No and yes. The term “genuine leather” has more than one meaning.
For furniture, the answer is “No!” “Genuine leather” upholstered furniture is made with “real” leather processed from animal hides. Real leather made from hides does not peel.
For accessory items (belts, wallets, purses, etc.) the answer is “Yes!” Accessory manufacturers and retailers generally use the terminology “genuine leather” to describe the same type of material called “bonded leather” by the furniture industry. “Real leather” is termed “all leather” or “top grain leather” or “full grain leather” by accessory companies.
Bonded leather is a horrendous material that has generated thousands of complaints over the past decade. It is especially popular on reclining furniture. Unfortunately, recliners put extra strain on this “delicate” material. The movement of the seats and backs results in “rubbing” against the fabric. This rubbing can result in separating the thin facing material from the backing of the bonded leather.
Bonded leather furniture can begin peeling less than one year after purchase. More commonly the peeling process begins within 2 – 5 years. Once the peeling process begins, the furniture is ruined. It cannot be repaired.
Bonded leather peels on $10 “genuine leather” belts and it peels on $4000 reclining sectionals. In both cases the product is ruined. It cannot be repaired once it begins peeling.

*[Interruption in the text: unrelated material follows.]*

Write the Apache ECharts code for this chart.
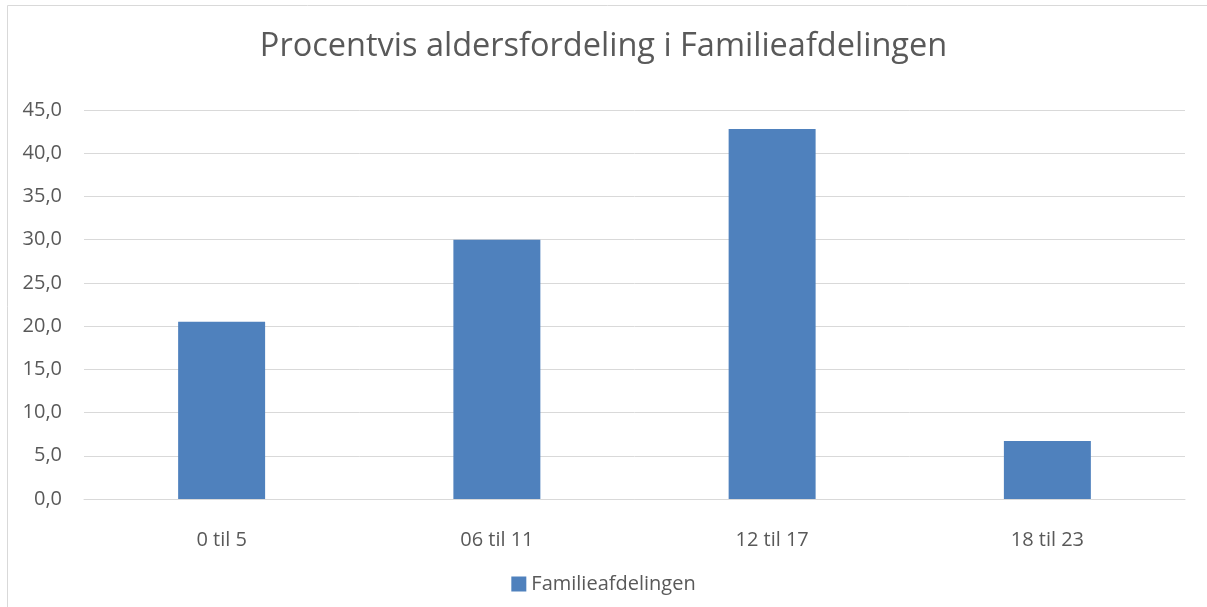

The term “genuine leather” is also sometimes used by furniture salespeople to describe “Leather Match.” This is furniture that combines “real leather” made from hides on the seats and inside backs with synthetic leathers on the outside arms, backs and base. The synthetic leathers may be vinyl, polyurethane or bonded leather. Polyurethanes and vinyls do not peel. Only the bonded leathers peel.